▶ _Source data_
►

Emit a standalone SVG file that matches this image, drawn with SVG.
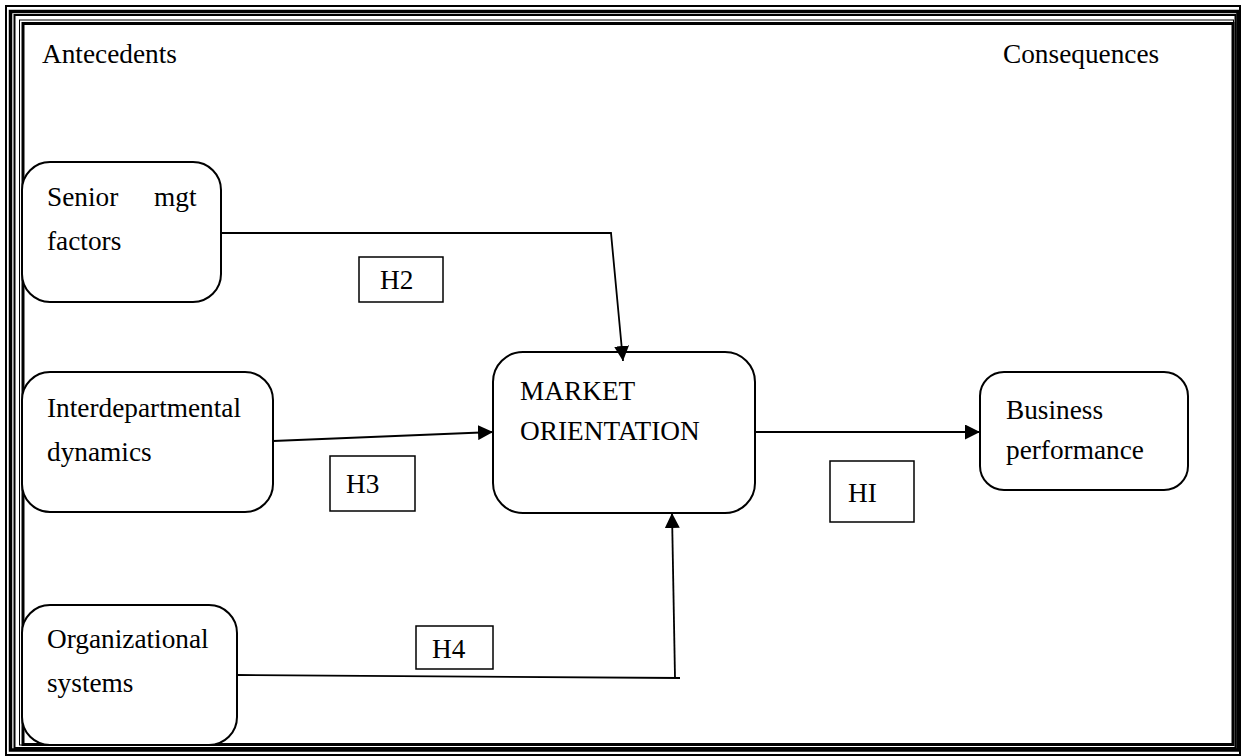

◄
►

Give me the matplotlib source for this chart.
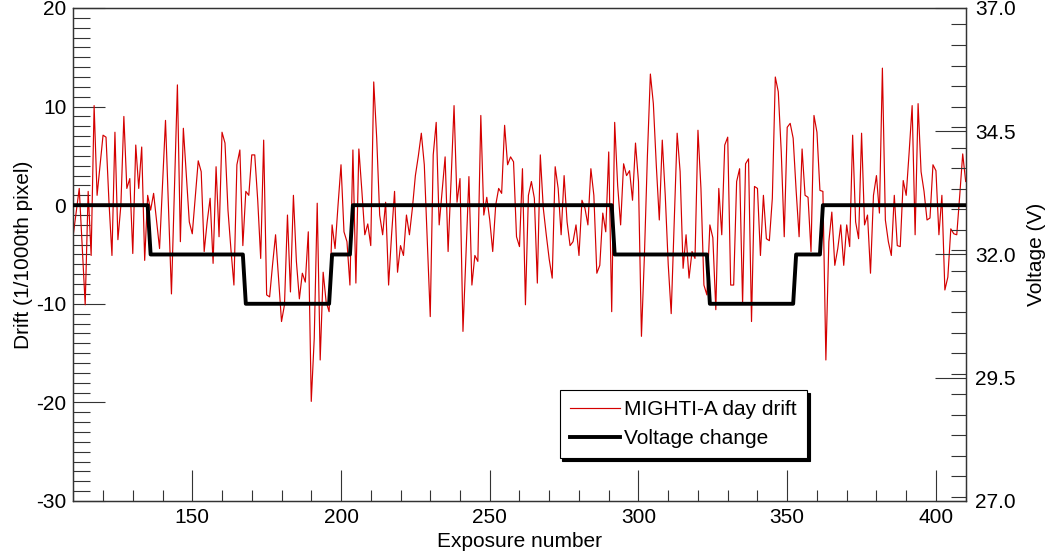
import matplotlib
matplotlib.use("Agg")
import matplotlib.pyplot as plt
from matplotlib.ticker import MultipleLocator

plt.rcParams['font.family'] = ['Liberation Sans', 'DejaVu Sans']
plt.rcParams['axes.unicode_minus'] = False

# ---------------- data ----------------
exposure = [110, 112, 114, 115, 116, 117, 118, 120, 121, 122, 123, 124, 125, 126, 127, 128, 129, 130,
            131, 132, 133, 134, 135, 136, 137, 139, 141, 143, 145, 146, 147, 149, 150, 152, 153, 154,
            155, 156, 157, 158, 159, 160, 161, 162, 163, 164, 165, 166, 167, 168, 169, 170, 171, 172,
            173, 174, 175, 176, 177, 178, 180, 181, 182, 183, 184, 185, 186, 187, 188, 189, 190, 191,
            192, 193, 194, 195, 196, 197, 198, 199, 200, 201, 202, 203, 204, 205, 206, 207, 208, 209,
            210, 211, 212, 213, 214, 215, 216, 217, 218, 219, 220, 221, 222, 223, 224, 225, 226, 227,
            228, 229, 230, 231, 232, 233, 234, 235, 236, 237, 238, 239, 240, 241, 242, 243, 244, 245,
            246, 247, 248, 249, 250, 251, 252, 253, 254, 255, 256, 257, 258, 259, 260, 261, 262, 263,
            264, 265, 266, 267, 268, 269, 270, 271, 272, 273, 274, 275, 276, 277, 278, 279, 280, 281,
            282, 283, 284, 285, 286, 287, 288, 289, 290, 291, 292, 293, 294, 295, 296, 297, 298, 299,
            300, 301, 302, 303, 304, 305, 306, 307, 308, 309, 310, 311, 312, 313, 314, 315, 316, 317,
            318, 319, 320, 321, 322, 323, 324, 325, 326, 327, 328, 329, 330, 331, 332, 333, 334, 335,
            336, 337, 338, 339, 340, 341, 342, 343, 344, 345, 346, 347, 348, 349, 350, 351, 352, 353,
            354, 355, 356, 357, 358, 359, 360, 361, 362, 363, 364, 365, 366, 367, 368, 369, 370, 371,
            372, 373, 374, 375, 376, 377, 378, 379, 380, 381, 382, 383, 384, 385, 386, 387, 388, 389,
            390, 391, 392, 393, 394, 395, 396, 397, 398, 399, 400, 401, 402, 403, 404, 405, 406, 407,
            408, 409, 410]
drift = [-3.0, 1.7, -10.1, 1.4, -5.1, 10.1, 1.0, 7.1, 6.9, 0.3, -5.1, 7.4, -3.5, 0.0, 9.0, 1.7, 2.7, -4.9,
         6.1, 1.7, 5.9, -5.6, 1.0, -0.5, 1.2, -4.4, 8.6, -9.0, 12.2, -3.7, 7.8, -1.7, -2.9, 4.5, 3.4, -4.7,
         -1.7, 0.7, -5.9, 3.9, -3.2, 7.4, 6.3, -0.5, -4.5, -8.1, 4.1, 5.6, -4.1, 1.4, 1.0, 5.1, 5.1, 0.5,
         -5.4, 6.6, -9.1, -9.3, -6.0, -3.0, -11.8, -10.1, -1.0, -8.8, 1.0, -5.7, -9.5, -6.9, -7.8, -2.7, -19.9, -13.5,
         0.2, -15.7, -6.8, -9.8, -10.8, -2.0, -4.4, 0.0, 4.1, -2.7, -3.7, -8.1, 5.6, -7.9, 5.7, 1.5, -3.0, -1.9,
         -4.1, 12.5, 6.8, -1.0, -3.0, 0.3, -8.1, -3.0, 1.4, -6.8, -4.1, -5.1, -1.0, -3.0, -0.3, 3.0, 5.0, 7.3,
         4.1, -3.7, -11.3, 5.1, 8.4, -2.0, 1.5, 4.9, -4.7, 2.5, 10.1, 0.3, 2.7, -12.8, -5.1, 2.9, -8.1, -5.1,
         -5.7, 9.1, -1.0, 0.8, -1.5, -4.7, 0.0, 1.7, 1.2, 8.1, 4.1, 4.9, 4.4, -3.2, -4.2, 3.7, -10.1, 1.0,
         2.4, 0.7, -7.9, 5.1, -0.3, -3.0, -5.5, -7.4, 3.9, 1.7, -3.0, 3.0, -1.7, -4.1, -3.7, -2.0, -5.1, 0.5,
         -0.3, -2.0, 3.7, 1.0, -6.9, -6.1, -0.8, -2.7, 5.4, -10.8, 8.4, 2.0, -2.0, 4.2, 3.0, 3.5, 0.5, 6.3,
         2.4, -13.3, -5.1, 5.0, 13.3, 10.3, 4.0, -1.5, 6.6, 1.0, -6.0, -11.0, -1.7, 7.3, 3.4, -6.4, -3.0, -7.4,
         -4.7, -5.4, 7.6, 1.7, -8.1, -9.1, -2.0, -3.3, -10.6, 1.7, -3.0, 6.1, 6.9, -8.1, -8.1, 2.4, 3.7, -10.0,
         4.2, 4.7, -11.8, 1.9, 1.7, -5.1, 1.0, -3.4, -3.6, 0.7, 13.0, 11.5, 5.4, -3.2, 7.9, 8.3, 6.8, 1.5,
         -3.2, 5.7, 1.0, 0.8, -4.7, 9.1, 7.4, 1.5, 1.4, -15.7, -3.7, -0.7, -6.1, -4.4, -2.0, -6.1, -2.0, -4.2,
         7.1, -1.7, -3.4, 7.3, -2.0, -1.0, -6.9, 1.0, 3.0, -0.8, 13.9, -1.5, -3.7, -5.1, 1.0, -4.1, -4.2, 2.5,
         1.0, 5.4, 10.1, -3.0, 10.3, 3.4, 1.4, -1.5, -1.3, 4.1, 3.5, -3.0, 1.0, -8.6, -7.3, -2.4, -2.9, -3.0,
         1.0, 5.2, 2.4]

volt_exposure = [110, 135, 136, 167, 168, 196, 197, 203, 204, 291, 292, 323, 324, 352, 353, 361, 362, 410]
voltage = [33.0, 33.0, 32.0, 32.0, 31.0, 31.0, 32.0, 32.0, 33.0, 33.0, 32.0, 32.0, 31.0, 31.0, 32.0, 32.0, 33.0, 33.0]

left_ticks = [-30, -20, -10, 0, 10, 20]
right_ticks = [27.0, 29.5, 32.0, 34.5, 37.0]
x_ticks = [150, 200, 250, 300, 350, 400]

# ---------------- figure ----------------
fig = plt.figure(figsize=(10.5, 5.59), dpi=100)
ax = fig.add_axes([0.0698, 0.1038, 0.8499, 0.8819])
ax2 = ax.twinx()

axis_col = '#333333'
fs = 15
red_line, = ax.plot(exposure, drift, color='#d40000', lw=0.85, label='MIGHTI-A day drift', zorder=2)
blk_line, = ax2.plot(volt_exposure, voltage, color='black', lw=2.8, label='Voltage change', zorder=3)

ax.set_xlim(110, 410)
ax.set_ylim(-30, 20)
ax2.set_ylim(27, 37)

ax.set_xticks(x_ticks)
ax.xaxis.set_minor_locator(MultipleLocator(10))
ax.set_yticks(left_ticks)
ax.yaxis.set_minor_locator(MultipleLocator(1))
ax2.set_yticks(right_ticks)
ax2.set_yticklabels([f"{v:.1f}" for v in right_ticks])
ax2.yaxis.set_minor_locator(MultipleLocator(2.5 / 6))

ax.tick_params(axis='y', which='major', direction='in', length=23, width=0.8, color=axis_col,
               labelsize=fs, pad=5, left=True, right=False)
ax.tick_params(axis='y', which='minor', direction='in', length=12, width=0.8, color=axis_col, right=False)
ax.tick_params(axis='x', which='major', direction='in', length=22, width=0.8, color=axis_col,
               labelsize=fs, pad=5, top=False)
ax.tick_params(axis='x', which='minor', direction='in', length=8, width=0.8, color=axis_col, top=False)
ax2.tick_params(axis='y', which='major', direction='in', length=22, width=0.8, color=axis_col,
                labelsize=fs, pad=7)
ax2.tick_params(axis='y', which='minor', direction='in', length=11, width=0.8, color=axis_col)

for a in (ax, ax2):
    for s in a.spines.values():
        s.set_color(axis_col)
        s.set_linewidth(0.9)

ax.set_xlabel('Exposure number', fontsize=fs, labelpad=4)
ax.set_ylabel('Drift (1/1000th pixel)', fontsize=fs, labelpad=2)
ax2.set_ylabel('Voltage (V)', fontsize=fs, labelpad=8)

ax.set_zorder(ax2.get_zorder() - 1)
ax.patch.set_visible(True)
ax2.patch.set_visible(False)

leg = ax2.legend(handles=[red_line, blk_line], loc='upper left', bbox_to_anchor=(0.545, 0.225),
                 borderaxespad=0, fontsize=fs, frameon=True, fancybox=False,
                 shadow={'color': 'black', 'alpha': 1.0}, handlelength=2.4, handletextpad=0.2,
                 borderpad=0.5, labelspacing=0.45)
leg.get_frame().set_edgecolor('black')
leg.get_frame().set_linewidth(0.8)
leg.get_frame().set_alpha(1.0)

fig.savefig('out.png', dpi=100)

◄

▶ _Given problem_
Beginning with the line above that contains "Give me the matplotlib source for this chart." and finishing with the line that contains "plt.rcParams['axes.unicode_minus'] = False", print those lines exactly and only. Skip all pictures.

▶ _Worked solution_
Give me the matplotlib source for this chart.
import matplotlib
matplotlib.use("Agg")
import matplotlib.pyplot as plt
from matplotlib.ticker import MultipleLocator

plt.rcParams['font.family'] = ['Liberation Sans', 'DejaVu Sans']
plt.rcParams['axes.unicode_minus'] = False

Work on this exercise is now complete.